On the Real Watership Down
The Ridge
The kindly Dr Adams releases Hazel back into the wild.
Well, I’ll tell you what,’ said Doctor Adams, taking his thin fob watch on the fingers of one hand and looking down at it as he held it at arm’s length—for he was long-sighted—’I’ve got to go a few miles up the road to see an old lady at Cole Henley. If you like to come along in the car, you can let him go on the down and I’ll bring you back before dinner.’
Lucy skipped. ‘I’ll just go’n ask Mum.’
On the ridge between Hare Warren Down and Watership Down, Doctor Adams stopped the car.
‘I should think this would be as good as anywhere,’ he said. ‘There’s not a lot of harm he can do here, if you come to think about it.’
They walked a short distance eastwards from the road and Lucy set the rabbit down. It sat stupefied for nearly half a minute and then suddenly dashed away over the grass.
Chapter Forty Eight—Dea ex Machina
Chapter Forty Eight, Dea ex Machina details how Lucy, the farmer’s daughter at Nuthanger Farm, saves Hazel from the claws of her cat Tab. Shortly after, Lucy’s mother is visited by the kindly Dr Adams—a character based on Richard Adams’ father.
Dr Adams is persuaded by Lucy to take her to release Hazel into the wild. His next scheduled call is in Cole Henley, so he takes the narrow line that leads south from Sydmonton Crossroads (the same lane where it is possible to view the Copse Where the Fox Struck) and stops the car ‘on the ridge between Hare Warren Down and Watership Down’. From here, they ‘walked a short distance eastwards from the road and Lucy set the rabbit down.’
The path shared by the Watership Down Trail and Wayfarer’s Walk, heading uphll from the lay-by onto Watership Down.
The ridge where Dr Adams stopped the car separates the southern extremity of Watership Down’s western slope from Hare Warren Down.

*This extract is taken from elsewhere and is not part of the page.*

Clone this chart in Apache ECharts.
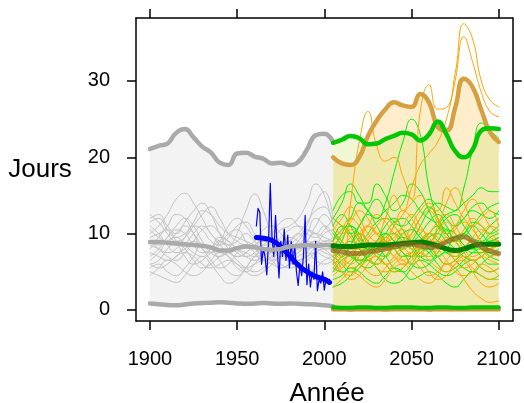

Trying to locate the place where Lucy set Hazel down upon the ground has been another of those tasks which has necessitated hitting the maps. For the modern visitor, the idea of heading eastwards from the ridge is to proceed uphill on the footpath shared by the Wayfarer’s Walk and Watership Down Trail. It’s a beautiful stretch, filled with blossom and flowers in the spring and takes you out close to the trig point at the top of the Down. However, this path doesn’t seem to fit the bill:
One, you’re initially headed north-northeast from the ridge as the footpath treads between the woodland on Watership Down’s slope to its north, and the steep arable field to its south.
Two, this stretch of footpath seems to have been a fairly recent addition to the map and does not feature in the 1961 Ordnance Survey Map of the area.
Dr Adams would have stopped his car somewhere around here. This is the view if he looked back downhill. Autumn 2024.
A more likely alternative is shown in an Ordnance Survey aerial photo sheet from May 1948. This is a well worn track up the previously mentioned arable field, which is part of Nuthanger Down. In the 1940s this particular location seems to have been nothing more than a grass slope. Entry to this field was through an opening directly opposite the gate where the Wayfarer’s Walk crosses the lane. Today, this opening has been filled in by a hedgerow though a closer inspection reveals the bushes here are much lower here than their neighbours.